Un laboratoire militaire allemand a conclu début septembre à son empoisonnement par un poison neurotoxique de type Novitchok, conçu à des fins militaires à l’époque soviétique, ce que Moscou réfute, tandis que les conclusions allemandes ont été confirmées par des laboratoires suédois et français.

« Où trouver les mots ? »

« Mes problèmes actuels – le fait qu’un téléphone soit aussi inutile qu’une pierre dans mes mains ou que cela devienne un spectacle quand je me sers de l’eau – sont des broutilles », a indiqué Alexeï Navalny, samedi sur Instagram.

Car il y a encore « peu de temps », le militant anticorruption raconte qu’il ne « reconnaissait personne » et ne pouvait répondre au médecin qui venait l’aider à s’exprimer chaque matin.

AP

Photo tirée du compte Instagram d'Alexeï Navalny.
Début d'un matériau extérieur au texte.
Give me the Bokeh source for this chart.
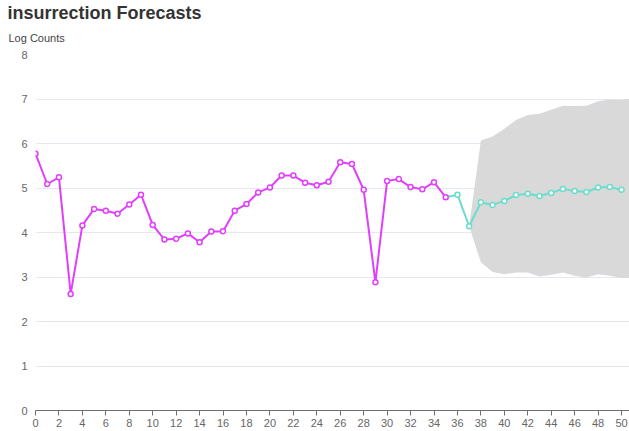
from bokeh.plotting import figure
from bokeh.models import Range1d, Title, FixedTicker
from bokeh.embed import file_html
from bokeh.resources import INLINE

# observed series (x = 0..35)
obs_x = list(range(0, 36))
obs_y = [5.77, 5.09, 5.24, 2.62, 4.16, 4.53, 4.49, 4.42, 4.63, 4.85,
         4.17, 3.84, 3.86, 3.98, 3.78, 4.02, 4.03, 4.49, 4.64, 4.90,
         5.01, 5.28, 5.28, 5.12, 5.06, 5.14, 5.58, 5.54, 4.96, 2.88,
         5.16, 5.20, 5.02, 4.97, 5.13, 4.79]

# forecast series (x = 35..50)
fc_x = list(range(35, 51))
fc_y = [4.79, 4.85, 4.14, 4.68, 4.62, 4.71, 4.84, 4.87, 4.82, 4.89,
        4.98, 4.93, 4.91, 5.01, 5.02, 4.96]

# uncertainty band (x = 37..51)
band_x = list(range(37, 52))
band_upper = [4.14, 6.07, 6.16, 6.33, 6.53, 6.64, 6.67, 6.76, 6.85, 6.84,
              6.85, 6.95, 6.99, 6.98, 7.02]
band_lower = [4.14, 3.33, 3.11, 3.06, 3.10, 3.10, 3.01, 3.05, 3.10, 3.03,
              2.99, 3.06, 3.03, 2.98, 2.98]

y_ticks = [0, 1, 2, 3, 4, 5, 6, 7, 8]
x_ticks = list(range(0, 51, 2))

MAGENTA = "#e040fb"
TEAL = "#6cdccb"
FONT = "Liberation Sans"

p = figure(width=629, height=431, output_backend="svg", toolbar_location=None,
           x_range=Range1d(0, 50.68), y_range=Range1d(0, 8),
           min_border_left=35, min_border_right=0, min_border_top=10,
           min_border_bottom=21, title=None)
p.outline_line_color = None
p.background_fill_color = "white"
p.border_fill_color = "white"

p.add_layout(Title(text="Log Counts", text_font=FONT, text_font_size="11px",
                   text_font_style="normal", text_color="#444444",
                   align="left", vertical_align="top", offset=-27, standoff=17), "above")
p.add_layout(Title(text="insurrection Forecasts", text_font=FONT,
                   text_font_size="18px", text_font_style="bold",
                   text_color="#333333", align="left", offset=-28, standoff=1), "above")

p.varea(x=band_x, y1=band_lower, y2=band_upper, fill_color="#d9d9d9", fill_alpha=1.0)

p.line(obs_x, obs_y, line_color=MAGENTA, line_width=2)
p.line(fc_x, fc_y, line_color=TEAL, line_width=2)
p.scatter(fc_x[1:], fc_y[1:], size=5, marker="circle", fill_color="white",
          line_color=TEAL, line_width=1.5)
p.scatter(obs_x, obs_y, size=5, marker="circle", fill_color="white",
          line_color=MAGENTA, line_width=1.5)

p.xgrid.visible = False
p.ygrid.grid_line_color = "#e6e8f0"
p.ygrid.ticker = FixedTicker(ticks=y_ticks)

p.yaxis.ticker = FixedTicker(ticks=y_ticks)
p.yaxis.axis_line_color = None
p.yaxis.major_tick_line_color = None
p.yaxis.major_tick_out = 0
p.yaxis.major_tick_in = 0
p.yaxis.minor_tick_line_color = None
p.yaxis.major_label_text_font = FONT
p.yaxis.major_label_text_font_size = "11px"
p.yaxis.major_label_text_color = "#666666"
p.yaxis.major_label_standoff = 8

p.xaxis.ticker = FixedTicker(ticks=x_ticks)
p.xaxis.axis_line_color = "#6e7079"
p.xaxis.major_tick_line_color = "#6e7079"
p.xaxis.major_tick_out = 5
p.xaxis.major_tick_in = 0
p.xaxis.minor_tick_line_color = None
p.xaxis.major_label_text_font = FONT
p.xaxis.major_label_text_font_size = "11px"
p.xaxis.major_label_text_color = "#666666"
p.xaxis.major_label_standoff = 3

open("out.html", "w").write(file_html(p, INLINE))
« Cela me désespérait, car je comprenais ce que voulait le docteur, mais je ne savais pas où trouver les mots », décrit M. Navalny. Désormais, il dit retrouver progressivement l’usage de son cerveau.

« Je suis maintenant un gars qui a les jambes qui tremblent quand il prend l’escalier, mais qui se dit en revanche “Voici un escalier ! On s’en sert pour monter, mais je ferais mieux de trouver un ascenseur ».

« Avant je serais resté debout à regarder bêtement dans le vide », ajoute l’opposant de 44 ans, remerciant les médecins de l’avoir fait passer d’« un homme techniquement vivant » à une personne ayant « toutes les chances » de pouvoir à nouveau utiliser adroitement Instagram.

Pas d’enquête en Russie

Mardi, Alexeï Navalny avait déjà fait preuve d’humour dans son premier message publié depuis son malaise : il y annonçait avoir pu respirer seul, sans assistance, pendant toute une journée.

« Ça m’a beaucoup plu, c’est un procédé étonnant et sous-estimé par beaucoup. Je le recommande », avait-il commenté avec ironie, publiant une photo le montrant assis sur son lit d’hôpital en compagnie de son épouse et de ses enfants.

Pour l’heure, les autorités russes n’ont pas ouvert d’enquête sur cette affaire, malgré les appels en ce sens et les menaces de sanctions européennes.

Le Kremlin, par la voix de son porte-parole, s’est dit jeudi « limité » pour enquêter, faute d’avoir accès à des indices sortis de Russie et aux analyses effectuées en Allemagne.

De leur côté, les partisans de M. Navalny soutiennent que l’agent innervant de type Novitchok, identifié en Allemagne comme le poison utilisé contre l’opposant, a été détecté sur une bouteille qu’ils avaient retrouvée dans sa chambre d’hôtel, le jour des faits, fin août, à Tomsk en Sibérie.

Ils ont expliqué avoir pris cette bouteille et d’autres indices et les avoir emportés en Allemagne, car ils étaient convaincus que les autorités russes n’enquêteraient pas.